Stated problem => Pick out the lines containing "LaTeX".
★ ★ ★ ★ ★ ★ ★
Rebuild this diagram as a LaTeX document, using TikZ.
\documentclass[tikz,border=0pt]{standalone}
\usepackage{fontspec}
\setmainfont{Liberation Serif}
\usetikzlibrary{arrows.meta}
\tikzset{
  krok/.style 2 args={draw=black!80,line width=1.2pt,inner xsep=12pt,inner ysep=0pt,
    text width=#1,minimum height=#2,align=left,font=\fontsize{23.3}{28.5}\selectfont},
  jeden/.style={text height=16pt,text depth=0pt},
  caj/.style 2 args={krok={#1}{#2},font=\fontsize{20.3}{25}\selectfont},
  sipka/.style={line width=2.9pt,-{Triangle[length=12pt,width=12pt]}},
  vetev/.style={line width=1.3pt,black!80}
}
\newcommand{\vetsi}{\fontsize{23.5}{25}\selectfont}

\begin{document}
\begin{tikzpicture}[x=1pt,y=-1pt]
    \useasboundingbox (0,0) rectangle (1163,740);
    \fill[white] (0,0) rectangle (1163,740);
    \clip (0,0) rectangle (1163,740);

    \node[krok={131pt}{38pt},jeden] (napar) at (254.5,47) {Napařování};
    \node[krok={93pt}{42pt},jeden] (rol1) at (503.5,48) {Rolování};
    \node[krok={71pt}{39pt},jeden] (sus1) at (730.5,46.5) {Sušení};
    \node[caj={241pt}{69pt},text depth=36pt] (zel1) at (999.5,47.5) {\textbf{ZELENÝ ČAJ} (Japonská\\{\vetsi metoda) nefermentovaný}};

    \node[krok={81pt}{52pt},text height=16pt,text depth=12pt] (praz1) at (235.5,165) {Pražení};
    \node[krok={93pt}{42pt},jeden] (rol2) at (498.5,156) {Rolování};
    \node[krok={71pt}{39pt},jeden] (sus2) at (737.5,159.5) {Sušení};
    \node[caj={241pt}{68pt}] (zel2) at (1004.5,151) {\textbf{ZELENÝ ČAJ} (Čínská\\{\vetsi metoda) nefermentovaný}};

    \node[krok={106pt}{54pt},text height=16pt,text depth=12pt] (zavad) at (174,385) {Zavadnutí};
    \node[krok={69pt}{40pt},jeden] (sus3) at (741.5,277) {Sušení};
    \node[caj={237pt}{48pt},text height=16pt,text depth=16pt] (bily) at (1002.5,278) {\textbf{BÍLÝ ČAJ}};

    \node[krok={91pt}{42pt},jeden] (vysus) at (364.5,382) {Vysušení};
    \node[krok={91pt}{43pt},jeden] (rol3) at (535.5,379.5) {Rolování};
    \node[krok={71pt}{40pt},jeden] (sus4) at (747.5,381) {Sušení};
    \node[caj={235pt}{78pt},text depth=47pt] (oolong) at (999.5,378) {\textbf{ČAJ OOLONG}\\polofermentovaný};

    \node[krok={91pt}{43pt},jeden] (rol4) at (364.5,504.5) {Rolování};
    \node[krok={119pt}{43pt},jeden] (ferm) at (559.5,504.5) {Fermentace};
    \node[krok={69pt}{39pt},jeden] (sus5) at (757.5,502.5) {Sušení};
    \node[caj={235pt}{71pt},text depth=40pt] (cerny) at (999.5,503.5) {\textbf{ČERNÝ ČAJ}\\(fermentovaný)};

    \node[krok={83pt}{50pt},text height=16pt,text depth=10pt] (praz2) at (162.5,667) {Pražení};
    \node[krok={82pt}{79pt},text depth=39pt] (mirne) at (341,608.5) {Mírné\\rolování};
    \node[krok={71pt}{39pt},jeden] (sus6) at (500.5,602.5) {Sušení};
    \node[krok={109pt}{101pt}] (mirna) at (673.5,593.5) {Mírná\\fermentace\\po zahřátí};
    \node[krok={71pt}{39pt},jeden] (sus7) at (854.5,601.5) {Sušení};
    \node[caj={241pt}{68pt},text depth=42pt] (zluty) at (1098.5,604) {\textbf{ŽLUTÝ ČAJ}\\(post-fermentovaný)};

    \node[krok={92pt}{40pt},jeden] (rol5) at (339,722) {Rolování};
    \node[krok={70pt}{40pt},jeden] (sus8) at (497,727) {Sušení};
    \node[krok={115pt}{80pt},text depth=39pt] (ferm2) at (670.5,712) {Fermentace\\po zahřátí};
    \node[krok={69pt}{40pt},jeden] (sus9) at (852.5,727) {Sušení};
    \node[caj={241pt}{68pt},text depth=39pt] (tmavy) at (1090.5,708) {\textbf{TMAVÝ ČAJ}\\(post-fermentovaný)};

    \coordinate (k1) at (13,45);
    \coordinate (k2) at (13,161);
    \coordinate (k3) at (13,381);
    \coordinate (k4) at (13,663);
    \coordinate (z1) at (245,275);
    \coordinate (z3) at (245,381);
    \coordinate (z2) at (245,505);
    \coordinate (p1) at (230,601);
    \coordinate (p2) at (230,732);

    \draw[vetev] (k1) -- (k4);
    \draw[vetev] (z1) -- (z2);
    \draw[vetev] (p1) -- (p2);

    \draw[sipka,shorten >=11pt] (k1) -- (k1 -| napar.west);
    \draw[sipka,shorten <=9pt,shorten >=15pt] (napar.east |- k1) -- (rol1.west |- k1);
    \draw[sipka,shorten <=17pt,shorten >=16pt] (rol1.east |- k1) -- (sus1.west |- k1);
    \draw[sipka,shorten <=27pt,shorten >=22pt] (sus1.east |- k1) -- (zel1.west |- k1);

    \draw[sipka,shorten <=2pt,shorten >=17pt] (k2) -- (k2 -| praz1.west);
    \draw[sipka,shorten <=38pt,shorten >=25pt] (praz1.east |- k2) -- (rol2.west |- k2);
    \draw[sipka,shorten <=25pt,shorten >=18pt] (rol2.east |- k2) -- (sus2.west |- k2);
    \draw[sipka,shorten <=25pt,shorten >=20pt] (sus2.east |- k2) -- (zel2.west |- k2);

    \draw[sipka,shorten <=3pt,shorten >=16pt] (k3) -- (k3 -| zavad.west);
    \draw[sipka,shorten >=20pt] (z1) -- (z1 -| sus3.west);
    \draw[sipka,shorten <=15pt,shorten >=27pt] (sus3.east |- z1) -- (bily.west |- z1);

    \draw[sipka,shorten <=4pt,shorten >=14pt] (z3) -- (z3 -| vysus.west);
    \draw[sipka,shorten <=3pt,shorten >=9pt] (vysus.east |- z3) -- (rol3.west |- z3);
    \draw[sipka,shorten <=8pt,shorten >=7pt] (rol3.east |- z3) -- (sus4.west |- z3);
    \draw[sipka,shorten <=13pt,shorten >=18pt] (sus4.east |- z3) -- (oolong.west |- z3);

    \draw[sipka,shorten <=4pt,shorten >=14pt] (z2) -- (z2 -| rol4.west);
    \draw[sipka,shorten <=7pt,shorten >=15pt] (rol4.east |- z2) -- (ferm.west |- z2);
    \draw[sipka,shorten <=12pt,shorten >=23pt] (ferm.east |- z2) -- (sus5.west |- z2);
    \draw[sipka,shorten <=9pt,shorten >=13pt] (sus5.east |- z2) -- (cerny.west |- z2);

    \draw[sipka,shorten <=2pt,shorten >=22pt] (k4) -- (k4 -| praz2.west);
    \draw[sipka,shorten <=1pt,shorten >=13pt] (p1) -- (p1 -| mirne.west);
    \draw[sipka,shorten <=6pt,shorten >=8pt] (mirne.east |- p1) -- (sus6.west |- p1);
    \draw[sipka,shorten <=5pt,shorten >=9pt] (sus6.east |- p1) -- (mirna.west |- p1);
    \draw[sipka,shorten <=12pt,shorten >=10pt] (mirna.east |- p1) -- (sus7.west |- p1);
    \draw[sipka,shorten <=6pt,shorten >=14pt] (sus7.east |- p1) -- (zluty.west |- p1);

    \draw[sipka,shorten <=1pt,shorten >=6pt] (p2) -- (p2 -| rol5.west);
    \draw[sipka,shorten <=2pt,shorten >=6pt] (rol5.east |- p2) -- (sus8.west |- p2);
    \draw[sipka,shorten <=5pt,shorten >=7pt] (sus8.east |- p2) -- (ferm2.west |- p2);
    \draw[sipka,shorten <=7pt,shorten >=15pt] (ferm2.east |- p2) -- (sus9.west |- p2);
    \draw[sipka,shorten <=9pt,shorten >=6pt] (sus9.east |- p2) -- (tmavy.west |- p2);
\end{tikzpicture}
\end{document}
★ ★ ★ ★ ★ ★ ★
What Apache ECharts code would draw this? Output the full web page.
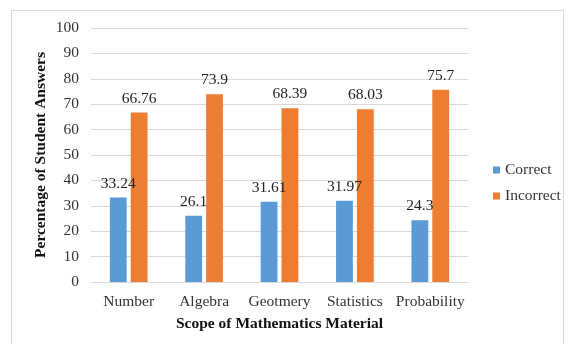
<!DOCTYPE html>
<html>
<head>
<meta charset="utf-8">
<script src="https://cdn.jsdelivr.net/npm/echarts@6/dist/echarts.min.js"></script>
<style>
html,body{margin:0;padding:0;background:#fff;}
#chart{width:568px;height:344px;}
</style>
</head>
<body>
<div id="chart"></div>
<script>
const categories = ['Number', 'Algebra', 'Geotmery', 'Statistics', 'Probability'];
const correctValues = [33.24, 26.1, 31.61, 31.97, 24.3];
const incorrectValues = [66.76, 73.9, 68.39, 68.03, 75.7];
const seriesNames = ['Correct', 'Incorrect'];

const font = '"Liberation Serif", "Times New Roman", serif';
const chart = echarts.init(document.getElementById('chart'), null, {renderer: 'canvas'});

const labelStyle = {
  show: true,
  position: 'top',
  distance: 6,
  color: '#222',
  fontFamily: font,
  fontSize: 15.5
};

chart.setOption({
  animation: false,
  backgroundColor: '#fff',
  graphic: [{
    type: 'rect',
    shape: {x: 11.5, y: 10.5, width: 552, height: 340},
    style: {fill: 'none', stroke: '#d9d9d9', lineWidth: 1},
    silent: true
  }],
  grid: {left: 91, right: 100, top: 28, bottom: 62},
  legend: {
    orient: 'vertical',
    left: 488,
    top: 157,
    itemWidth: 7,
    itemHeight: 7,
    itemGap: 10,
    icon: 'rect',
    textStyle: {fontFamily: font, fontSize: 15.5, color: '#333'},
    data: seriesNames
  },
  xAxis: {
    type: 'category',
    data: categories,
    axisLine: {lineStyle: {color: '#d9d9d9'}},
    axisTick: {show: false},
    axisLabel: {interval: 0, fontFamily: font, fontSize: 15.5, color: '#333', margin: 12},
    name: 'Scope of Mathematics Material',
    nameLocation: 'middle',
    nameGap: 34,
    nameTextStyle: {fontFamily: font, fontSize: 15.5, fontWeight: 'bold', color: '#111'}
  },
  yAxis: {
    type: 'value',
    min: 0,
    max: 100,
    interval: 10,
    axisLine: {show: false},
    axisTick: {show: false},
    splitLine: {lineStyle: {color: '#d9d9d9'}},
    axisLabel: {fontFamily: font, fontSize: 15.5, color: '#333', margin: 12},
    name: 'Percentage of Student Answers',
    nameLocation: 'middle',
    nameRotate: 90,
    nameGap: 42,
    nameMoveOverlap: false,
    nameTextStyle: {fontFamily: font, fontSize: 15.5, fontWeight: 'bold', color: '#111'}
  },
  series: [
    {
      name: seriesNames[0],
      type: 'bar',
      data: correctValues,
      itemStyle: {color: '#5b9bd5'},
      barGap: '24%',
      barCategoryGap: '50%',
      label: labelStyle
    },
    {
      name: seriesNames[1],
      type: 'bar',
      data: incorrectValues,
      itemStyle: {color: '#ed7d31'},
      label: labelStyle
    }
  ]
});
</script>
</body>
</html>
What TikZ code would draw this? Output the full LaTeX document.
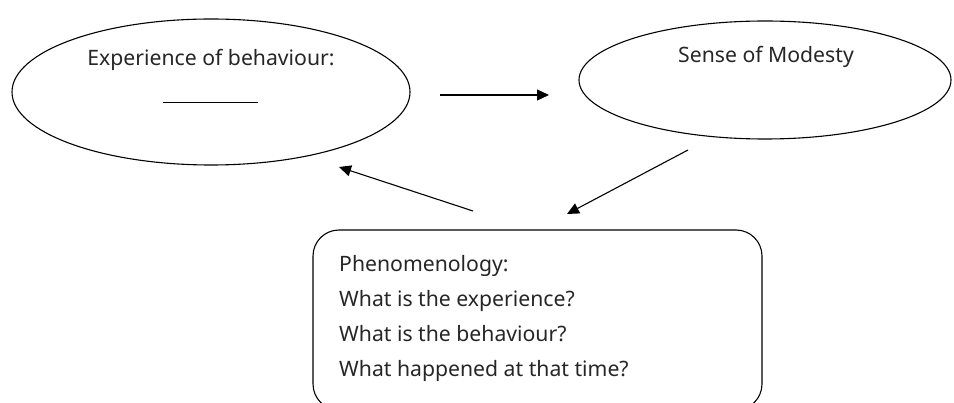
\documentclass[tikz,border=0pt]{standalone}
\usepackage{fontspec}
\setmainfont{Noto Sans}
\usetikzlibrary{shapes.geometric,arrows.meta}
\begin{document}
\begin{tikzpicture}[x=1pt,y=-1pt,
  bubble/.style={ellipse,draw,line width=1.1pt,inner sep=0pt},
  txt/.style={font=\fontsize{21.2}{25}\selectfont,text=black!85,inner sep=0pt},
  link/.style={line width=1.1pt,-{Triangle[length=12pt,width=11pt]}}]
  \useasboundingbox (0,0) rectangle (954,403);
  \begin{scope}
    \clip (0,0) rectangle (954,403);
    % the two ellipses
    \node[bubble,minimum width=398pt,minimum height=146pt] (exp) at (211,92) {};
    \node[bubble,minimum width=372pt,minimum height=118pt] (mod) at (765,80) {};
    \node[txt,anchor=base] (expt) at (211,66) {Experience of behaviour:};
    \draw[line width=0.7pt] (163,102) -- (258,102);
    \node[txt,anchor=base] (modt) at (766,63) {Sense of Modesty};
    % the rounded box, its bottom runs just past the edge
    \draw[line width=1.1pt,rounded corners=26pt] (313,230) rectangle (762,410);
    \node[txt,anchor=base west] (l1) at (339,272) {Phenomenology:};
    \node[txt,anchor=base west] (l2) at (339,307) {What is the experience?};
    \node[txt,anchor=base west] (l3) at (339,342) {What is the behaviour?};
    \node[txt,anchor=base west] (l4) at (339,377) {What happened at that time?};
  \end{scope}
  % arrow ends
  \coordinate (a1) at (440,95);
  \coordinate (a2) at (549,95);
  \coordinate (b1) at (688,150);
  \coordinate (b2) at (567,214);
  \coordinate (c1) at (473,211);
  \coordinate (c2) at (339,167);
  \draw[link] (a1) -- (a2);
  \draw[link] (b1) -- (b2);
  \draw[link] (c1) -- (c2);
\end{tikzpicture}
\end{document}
★ ★ ★ ★ ★ ★ ★
Task answer =>
Rebuild this diagram as a LaTeX document, using TikZ.
What TikZ code would draw this? Output the full LaTeX document.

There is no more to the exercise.